VII. МЕЖДУ тем умер верховный жрец Метелл, и два известнейших человека,
пользовавшихся огромным влиянием в сенате, — Сервилий Исаврийский и Катул, —
боролись друг с другом, добиваясь этой должности. Цезарь не отступил перед
ними и также выставил в Народном собрании свою кандидатуру. Казалось, что
все соискатели пользуются равною поддержкой, но Катул, из-за высокого
положения, которое он занимал, более других опасался неясного исхода борьбы
и потому начал переговоры с Цезарем, предлагая ему большую сумму денег, если
он откажется от соперничества. Цезарь, однако, ответил, что будет продолжать
борьбу, даже если для этого придется еще большую сумму взять в долг. В день
выборов, прощаясь со своей матерью, которая прослезилась, — провожая его до
дверей, он сказал: «Сегодня, мать, ты увидишь своего сына либо верховным
жрецом, либо изгнанником». На выборах Цезарь одержал верх и этим внушил
сенату и знати опасение, что он сможет увлечь народ на любую дерзость.
На выборах Цезарь одержал верх и этим внушил
сенату и знати опасение, что он сможет увлечь народ на любую дерзость.

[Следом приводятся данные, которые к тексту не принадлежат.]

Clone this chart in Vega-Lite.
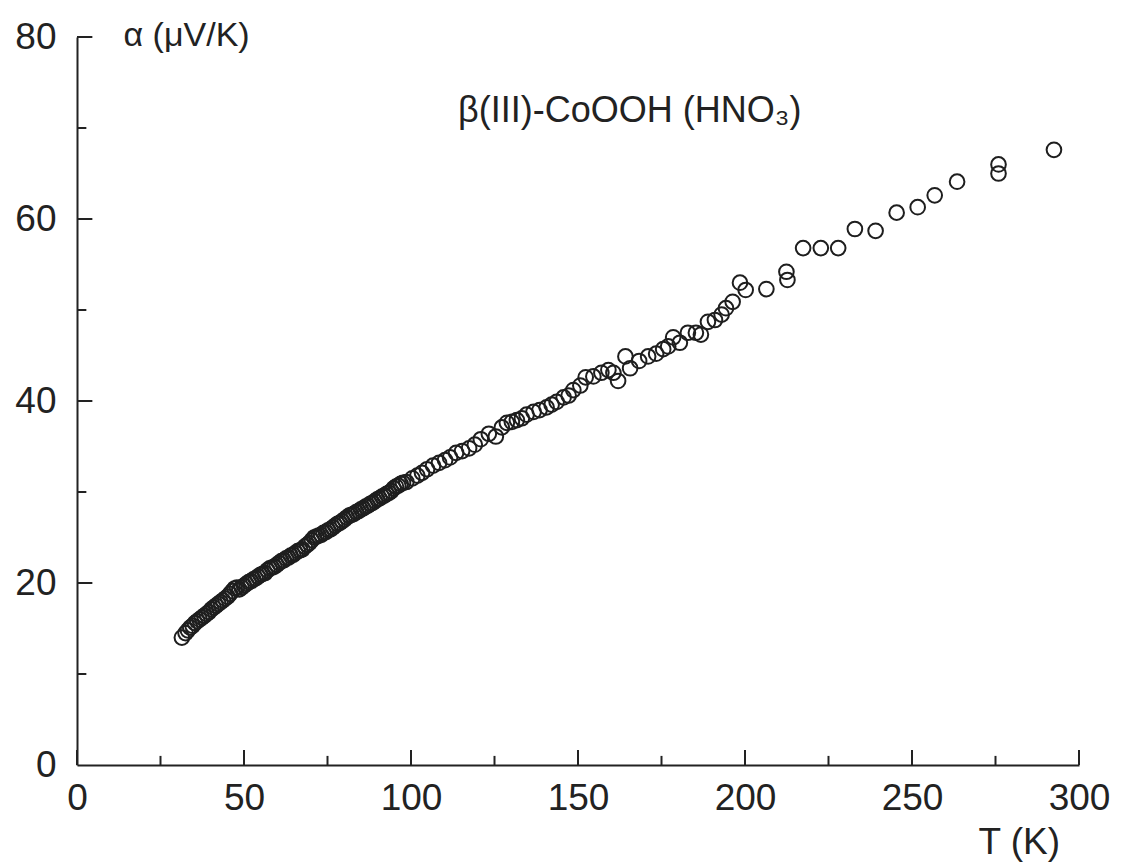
{
  "$schema": "https://vega.github.io/schema/vega-lite/v6.json",
  "width": 1002,
  "height": 728,
  "autosize": {"type": "none"},
  "padding": {"left": 77, "top": 37, "right": 69, "bottom": 100},
  "background": "white",
  "config": {"view": {"stroke": null}, "font": "Liberation Sans"},
  "datasets": {
    "xMajor": [{"tick": 0}, {"tick": 50}, {"tick": 100}, {"tick": 150}, {"tick": 200}, {"tick": 250}, {"tick": 300}],
    "xMinor": [{"tick": 25}, {"tick": 75}, {"tick": 125}, {"tick": 175}, {"tick": 225}, {"tick": 275}],
    "yMajor": [{"tick": 20}, {"tick": 40}, {"tick": 60}, {"tick": 80}],
    "yMinor": [{"tick": 10}, {"tick": 30}, {"tick": 50}, {"tick": 70}]
  },
  "layer": [
    {
      "data": {"values": [
        {"T": 31.4, "alpha": 14.0}, {"T": 32.5, "alpha": 14.5}, {"T": 33.2, "alpha": 14.8}, {"T": 33.9, "alpha": 15.1},
        {"T": 34.6, "alpha": 15.3}, {"T": 35.3, "alpha": 15.6}, {"T": 36.0, "alpha": 15.8}, {"T": 36.7, "alpha": 16.0},
        {"T": 37.4, "alpha": 16.2}, {"T": 38.1, "alpha": 16.4}, {"T": 38.8, "alpha": 16.6}, {"T": 39.5, "alpha": 16.8},
        {"T": 40.2, "alpha": 17.1}, {"T": 40.9, "alpha": 17.3}, {"T": 41.6, "alpha": 17.5}, {"T": 42.3, "alpha": 17.7},
        {"T": 43.0, "alpha": 17.9}, {"T": 43.7, "alpha": 18.1}, {"T": 44.4, "alpha": 18.3}, {"T": 45.1, "alpha": 18.5},
        {"T": 45.8, "alpha": 18.8}, {"T": 46.5, "alpha": 19.1}, {"T": 47.2, "alpha": 19.4}, {"T": 47.9, "alpha": 19.5},
        {"T": 48.6, "alpha": 19.3}, {"T": 49.3, "alpha": 19.5}, {"T": 50.0, "alpha": 19.7}, {"T": 50.7, "alpha": 19.9},
        {"T": 51.4, "alpha": 20.1}, {"T": 52.1, "alpha": 20.2}, {"T": 52.8, "alpha": 20.4}, {"T": 53.5, "alpha": 20.5},
        {"T": 54.2, "alpha": 20.7}, {"T": 54.9, "alpha": 20.9}, {"T": 55.6, "alpha": 21.0}, {"T": 56.3, "alpha": 21.1},
        {"T": 57.0, "alpha": 21.4}, {"T": 57.7, "alpha": 21.6}, {"T": 58.4, "alpha": 21.7}, {"T": 59.1, "alpha": 21.8},
        {"T": 59.8, "alpha": 22.0}, {"T": 60.5, "alpha": 22.2}, {"T": 61.2, "alpha": 22.4}, {"T": 61.9, "alpha": 22.5},
        {"T": 62.6, "alpha": 22.7}, {"T": 63.3, "alpha": 22.8}, {"T": 64.0, "alpha": 23.0}, {"T": 64.7, "alpha": 23.1},
        {"T": 65.4, "alpha": 23.3}, {"T": 66.1, "alpha": 23.5}, {"T": 66.8, "alpha": 23.6}, {"T": 67.5, "alpha": 23.7},
        {"T": 68.2, "alpha": 24.0}, {"T": 68.9, "alpha": 24.2}, {"T": 69.6, "alpha": 24.4}, {"T": 70.3, "alpha": 24.7},
        {"T": 71.0, "alpha": 25.0}, {"T": 71.7, "alpha": 25.1}, {"T": 72.4, "alpha": 25.2}, {"T": 73.1, "alpha": 25.3},
        {"T": 73.8, "alpha": 25.5}, {"T": 74.5, "alpha": 25.6}, {"T": 75.2, "alpha": 25.8}, {"T": 75.9, "alpha": 25.9},
        {"T": 76.6, "alpha": 26.1}, {"T": 77.3, "alpha": 26.3}, {"T": 78.0, "alpha": 26.5}, {"T": 78.7, "alpha": 26.6},
        {"T": 79.4, "alpha": 26.8}, {"T": 80.1, "alpha": 27.0}, {"T": 80.8, "alpha": 27.2}, {"T": 81.5, "alpha": 27.4},
        {"T": 82.2, "alpha": 27.5}, {"T": 82.9, "alpha": 27.6}, {"T": 83.6, "alpha": 27.8}, {"T": 84.3, "alpha": 27.9},
        {"T": 85.0, "alpha": 28.1}, {"T": 85.7, "alpha": 28.2}, {"T": 86.4, "alpha": 28.4}, {"T": 87.1, "alpha": 28.5},
        {"T": 87.8, "alpha": 28.7}, {"T": 88.5, "alpha": 28.8}, {"T": 89.2, "alpha": 29.0}, {"T": 89.9, "alpha": 29.2},
        {"T": 90.6, "alpha": 29.3}, {"T": 91.3, "alpha": 29.5}, {"T": 92.0, "alpha": 29.6}, {"T": 92.7, "alpha": 29.8},
        {"T": 93.4, "alpha": 29.9}, {"T": 94.1, "alpha": 30.1}, {"T": 94.8, "alpha": 30.4}, {"T": 95.5, "alpha": 30.6},
        {"T": 96.2, "alpha": 30.7}, {"T": 96.9, "alpha": 30.9}, {"T": 97.6, "alpha": 31.0},
        {"T": 98.6, "alpha": 31.1}, {"T": 100.4, "alpha": 31.5}, {"T": 101.9, "alpha": 31.8}, {"T": 103.3, "alpha": 32.1},
        {"T": 104.8, "alpha": 32.5}, {"T": 106.6, "alpha": 32.9}, {"T": 108.4, "alpha": 33.2}, {"T": 110.2, "alpha": 33.5},
        {"T": 111.7, "alpha": 33.8}, {"T": 113.5, "alpha": 34.3}, {"T": 115.3, "alpha": 34.5}, {"T": 117.4, "alpha": 34.8},
        {"T": 119.1, "alpha": 35.2}, {"T": 120.9, "alpha": 35.8}, {"T": 123.3, "alpha": 36.4}, {"T": 125.4, "alpha": 36.1},
        {"T": 127.2, "alpha": 37.1}, {"T": 128.7, "alpha": 37.6}, {"T": 130.2, "alpha": 37.7}, {"T": 131.7, "alpha": 37.9},
        {"T": 133.2, "alpha": 38.1}, {"T": 134.6, "alpha": 38.5}, {"T": 136.7, "alpha": 38.8}, {"T": 138.5, "alpha": 39.0},
        {"T": 140.6, "alpha": 39.3}, {"T": 142.1, "alpha": 39.6}, {"T": 143.6, "alpha": 39.9}, {"T": 145.7, "alpha": 40.4},
        {"T": 147.2, "alpha": 40.6}, {"T": 148.6, "alpha": 41.2}, {"T": 150.7, "alpha": 41.7}, {"T": 152.3, "alpha": 42.6},
        {"T": 154.6, "alpha": 42.7}, {"T": 157.0, "alpha": 43.1}, {"T": 159.1, "alpha": 43.4}, {"T": 160.6, "alpha": 43.1},
        {"T": 162.0, "alpha": 42.2}, {"T": 164.2, "alpha": 44.9}, {"T": 165.6, "alpha": 43.6}, {"T": 168.3, "alpha": 44.4},
        {"T": 171.0, "alpha": 44.9}, {"T": 173.4, "alpha": 45.2}, {"T": 175.5, "alpha": 45.7}, {"T": 177.0, "alpha": 46.0},
        {"T": 178.5, "alpha": 47.0}, {"T": 180.5, "alpha": 46.4}, {"T": 182.9, "alpha": 47.5}, {"T": 185.3, "alpha": 47.5},
        {"T": 186.8, "alpha": 47.3}, {"T": 188.9, "alpha": 48.7}, {"T": 191.0, "alpha": 48.9}, {"T": 193.0, "alpha": 49.5},
        {"T": 194.3, "alpha": 50.2}, {"T": 196.3, "alpha": 50.9}, {"T": 198.5, "alpha": 53.0}, {"T": 200.2, "alpha": 52.2},
        {"T": 206.4, "alpha": 52.3}, {"T": 212.4, "alpha": 54.2}, {"T": 212.7, "alpha": 53.3}, {"T": 217.4, "alpha": 56.8},
        {"T": 222.7, "alpha": 56.8}, {"T": 227.9, "alpha": 56.8}, {"T": 232.9, "alpha": 58.9}, {"T": 239.1, "alpha": 58.7},
        {"T": 245.4, "alpha": 60.7}, {"T": 251.7, "alpha": 61.3}, {"T": 256.8, "alpha": 62.6}, {"T": 263.5, "alpha": 64.1},
        {"T": 275.9, "alpha": 66.0}, {"T": 275.9, "alpha": 65.0}, {"T": 292.5, "alpha": 67.6}
      ]},
      "mark": {"type": "point", "shape": "circle", "filled": false, "stroke": "#1e1e1e", "strokeWidth": 2, "size": 215, "opacity": 1},
      "encoding": {
        "x": {
          "field": "T", "type": "quantitative",
          "scale": {"domain": [0, 300], "nice": false, "zero": false},
          "axis": {
            "title": "T (K)",
            "values": [0, 50, 100, 150, 200, 250, 300],
            "ticks": false,
            "domainColor": "#222", "domainWidth": 2,
            "grid": false,
            "labelFont": "Liberation Sans", "labelFontSize": 37, "labelColor": "#222",
            "labelPadding": 15, "labelFlush": false, "labelOverlap": false, "labelBound": false,
            "titleFont": "Liberation Sans", "titleFontSize": 37, "titleFontWeight": "normal", "titleColor": "#222",
            "titleAnchor": null, "titleX": 901, "titleY": 88, "titleAlign": "left", "titleBaseline": "alphabetic"
          }
        },
        "y": {
          "field": "alpha", "type": "quantitative",
          "scale": {"domain": [0, 80], "nice": false},
          "axis": {
            "title": "α (μV/K)",
            "values": [0, 20, 40, 60, 80],
            "ticks": false,
            "domainColor": "#222", "domainWidth": 2,
            "grid": false,
            "labelFont": "Liberation Sans", "labelFontSize": 37, "labelColor": "#222",
            "labelPadding": 21, "labelFlush": false, "labelOverlap": false, "labelBound": false,
            "titleFont": "Liberation Sans", "titleFontSize": 34, "titleFontWeight": "normal", "titleColor": "#222",
            "titleAngle": 0, "titleAnchor": null, "titleX": 46, "titleY": 8, "titleAlign": "left", "titleBaseline": "alphabetic"
          }
        }
      }
    },
    {
      "data": {"name": "xMajor"},
      "mark": {"type": "rule", "color": "#222", "strokeWidth": 2},
      "encoding": {
        "x": {"field": "tick", "type": "quantitative"},
        "y": {"datum": 0, "type": "quantitative"},
        "y2": {"datum": 1.65}
      }
    },
    {
      "data": {"name": "xMinor"},
      "mark": {"type": "rule", "color": "#222", "strokeWidth": 2},
      "encoding": {
        "x": {"field": "tick", "type": "quantitative"},
        "y": {"datum": 0, "type": "quantitative"},
        "y2": {"datum": 1.0}
      }
    },
    {
      "data": {"name": "yMajor"},
      "mark": {"type": "rule", "color": "#222", "strokeWidth": 2},
      "encoding": {
        "y": {"field": "tick", "type": "quantitative"},
        "x": {"datum": 0, "type": "quantitative"},
        "x2": {"datum": 4.6}
      }
    },
    {
      "data": {"name": "yMinor"},
      "mark": {"type": "rule", "color": "#222", "strokeWidth": 2},
      "encoding": {
        "y": {"field": "tick", "type": "quantitative"},
        "x": {"datum": 0, "type": "quantitative"},
        "x2": {"datum": 2.8}
      }
    },
    {
      "data": {"values": [{"label": "β(III)-CoOOH (HNO₃)"}]},
      "mark": {"type": "text", "font": "Liberation Sans", "fontSize": 36, "color": "#222", "align": "center", "baseline": "alphabetic"},
      "encoding": {
        "x": {"datum": 165.5, "type": "quantitative"},
        "y": {"datum": 70.7, "type": "quantitative"},
        "text": {"field": "label"}
      }
    }
  ]
}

Поэтому Пизон и Катул упрекали Цицерона, пощадившего Цезаря, который был
замешан в заговоре Каталины. Как известно, Катилина намеревался не только
свергнуть существующий строй, но и уничтожить всякую власть и произвести
полный переворот. Сам он покинул город, когда против него появились лишь
незначительные улики, а важнейшие замыслы оставались еще скрытыми, Лентула
же и Цетега оставил в Риме, чтобы они продолжали плести заговор. Неизвестно,
оказывал ли тайно Цезарь в чем-нибудь поддержку и выражал ли сочувствие этим
людям, но в сенате, когда они были полностью изобличены и консул Цицерон
спрашивал у каждого сенатора его мнение о наказании виновных, все
высказывались за смертную казнь, пока очередь не дошла до Цезаря, который
выступил с заранее обдуманной речью, заявив, что убивать без суда людей,
выдающихся по происхождению своему и достоинству, несправедливо и не в
обычае римлян, если это не вызвано крайней необходимостью. Если же впредь до
полной победы над Каталиной они будут содержаться под стражей в италийских
городах, которые может выбрать сам Цицерон, то позже сенат сможет в
обстановке мира и спокойствия решить вопрос о судьбе каждого из них.

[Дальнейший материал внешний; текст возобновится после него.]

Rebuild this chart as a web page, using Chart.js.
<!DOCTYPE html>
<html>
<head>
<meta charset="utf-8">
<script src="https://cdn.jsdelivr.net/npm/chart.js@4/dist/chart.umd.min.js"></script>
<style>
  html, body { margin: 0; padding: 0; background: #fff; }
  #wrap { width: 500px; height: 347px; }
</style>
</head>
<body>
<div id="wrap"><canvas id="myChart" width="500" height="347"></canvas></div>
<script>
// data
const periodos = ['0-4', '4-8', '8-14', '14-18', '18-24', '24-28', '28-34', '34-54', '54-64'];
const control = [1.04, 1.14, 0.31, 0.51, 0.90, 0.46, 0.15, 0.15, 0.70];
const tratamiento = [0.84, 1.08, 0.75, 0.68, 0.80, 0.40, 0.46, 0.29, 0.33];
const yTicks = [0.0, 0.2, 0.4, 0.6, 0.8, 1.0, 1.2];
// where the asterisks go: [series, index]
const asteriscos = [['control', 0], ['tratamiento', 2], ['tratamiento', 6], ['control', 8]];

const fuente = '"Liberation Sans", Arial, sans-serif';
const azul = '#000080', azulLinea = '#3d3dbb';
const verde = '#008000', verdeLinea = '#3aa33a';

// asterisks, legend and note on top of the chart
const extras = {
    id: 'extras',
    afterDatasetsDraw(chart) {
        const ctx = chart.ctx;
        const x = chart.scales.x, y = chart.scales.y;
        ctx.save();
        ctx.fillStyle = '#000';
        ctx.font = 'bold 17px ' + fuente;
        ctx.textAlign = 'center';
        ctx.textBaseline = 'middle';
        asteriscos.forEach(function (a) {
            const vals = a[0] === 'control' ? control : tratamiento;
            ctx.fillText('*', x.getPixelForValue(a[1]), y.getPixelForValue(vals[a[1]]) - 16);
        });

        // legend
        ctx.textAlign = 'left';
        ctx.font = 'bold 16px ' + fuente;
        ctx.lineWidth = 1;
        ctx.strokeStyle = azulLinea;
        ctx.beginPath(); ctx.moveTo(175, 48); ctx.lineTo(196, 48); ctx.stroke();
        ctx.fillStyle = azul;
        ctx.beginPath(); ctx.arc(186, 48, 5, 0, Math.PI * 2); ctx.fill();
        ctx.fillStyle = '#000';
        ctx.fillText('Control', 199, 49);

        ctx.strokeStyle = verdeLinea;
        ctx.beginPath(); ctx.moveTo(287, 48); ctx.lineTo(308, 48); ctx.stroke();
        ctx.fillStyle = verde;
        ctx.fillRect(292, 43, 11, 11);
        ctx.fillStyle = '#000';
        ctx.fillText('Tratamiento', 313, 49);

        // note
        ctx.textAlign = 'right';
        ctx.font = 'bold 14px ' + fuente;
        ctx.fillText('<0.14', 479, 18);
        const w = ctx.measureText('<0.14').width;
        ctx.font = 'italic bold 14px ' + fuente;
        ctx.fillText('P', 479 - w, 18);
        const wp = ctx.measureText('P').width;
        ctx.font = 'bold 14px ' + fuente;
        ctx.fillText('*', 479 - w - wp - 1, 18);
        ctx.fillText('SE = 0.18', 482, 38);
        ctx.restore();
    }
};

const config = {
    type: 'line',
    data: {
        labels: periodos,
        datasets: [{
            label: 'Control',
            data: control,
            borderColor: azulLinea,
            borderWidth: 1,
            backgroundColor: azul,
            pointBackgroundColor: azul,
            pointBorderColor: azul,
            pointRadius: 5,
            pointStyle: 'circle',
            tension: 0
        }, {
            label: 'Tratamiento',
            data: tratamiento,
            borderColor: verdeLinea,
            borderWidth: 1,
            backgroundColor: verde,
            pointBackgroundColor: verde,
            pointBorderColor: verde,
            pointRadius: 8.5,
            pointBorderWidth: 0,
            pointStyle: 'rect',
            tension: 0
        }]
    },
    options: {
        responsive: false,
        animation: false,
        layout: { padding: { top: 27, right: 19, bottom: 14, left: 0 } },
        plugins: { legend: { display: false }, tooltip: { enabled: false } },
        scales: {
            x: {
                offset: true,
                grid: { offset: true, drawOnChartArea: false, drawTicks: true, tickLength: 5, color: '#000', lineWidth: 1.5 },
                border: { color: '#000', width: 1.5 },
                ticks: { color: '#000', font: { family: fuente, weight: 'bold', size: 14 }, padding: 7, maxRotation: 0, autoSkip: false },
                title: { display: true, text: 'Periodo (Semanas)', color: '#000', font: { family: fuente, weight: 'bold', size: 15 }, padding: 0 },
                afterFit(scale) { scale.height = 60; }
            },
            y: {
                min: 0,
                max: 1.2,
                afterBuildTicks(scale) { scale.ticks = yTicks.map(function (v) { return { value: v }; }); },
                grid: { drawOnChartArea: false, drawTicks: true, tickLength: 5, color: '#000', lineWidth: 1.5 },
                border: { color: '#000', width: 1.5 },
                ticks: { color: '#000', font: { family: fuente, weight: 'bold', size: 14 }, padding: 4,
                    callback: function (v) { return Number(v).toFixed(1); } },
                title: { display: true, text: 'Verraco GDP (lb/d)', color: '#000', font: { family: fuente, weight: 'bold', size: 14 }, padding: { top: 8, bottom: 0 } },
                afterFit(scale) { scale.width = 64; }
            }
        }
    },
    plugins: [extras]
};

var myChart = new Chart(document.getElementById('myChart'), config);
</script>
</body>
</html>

VIII. ЭТО предложение показалось настолько человеколюбивым и было так
сильно и убедительно обосновано, что не только те, кто выступал после
Цезаря, присоединились к нему, но и многие из говоривших ранее стали
отказываться от своего мнения и поддерживать предложение Цезаря, пока
очередь не дошла до Катона и Катула. Эти же начали горячо возражать, а Катон
даже высказал в своей речи подозрение против Цезаря и выступил против него
со всей резкостью. Наконец, было решено казнить заговорщиков, а когда Цезарь
выходил из здания сената, то на него набросилось с обнаженными мечами много
сбежавшихся юношей из числа охранявших тогда Цицерона. Но, как сообщают,
Курион, прикрыв Цезаря своей тогой, благополучно вывел его, да и сам
Цицерон, когда юноши оглянулись, знаком удержал их, либо испугавшись народа,
либо вообще считая такое убийство несправедливым и противозаконным. Если все
это правда, то я не понимаю, почему Цицерон в сочинении о своем консульстве
ничего об этом не говорит. Позже его обвиняли в том, что он не
воспользовался представившейся тогда прекрасной возможностью избавиться от
Цезаря, а испугался народа, необычайно привязанного к Цезарю. Эта
привязанность проявилась через несколько дней, когда Цезарь пришел в сенат,
чтобы защищаться против выдвинутых подозрений, и был встречен враждебным
шумом. Видя, что заседание затягивается дольше обычного, народ с криками
сбежался и обступил здание, настоятельно требуя отпустить Цезаря.
Поэтому и Катон, сильно опасаясь восстания неимущих, которые, возлагая
надежды на Цезаря, воспламеняли и весь народ, убедил сенат учредить
ежемесячные хлебные раздачи для бедняков.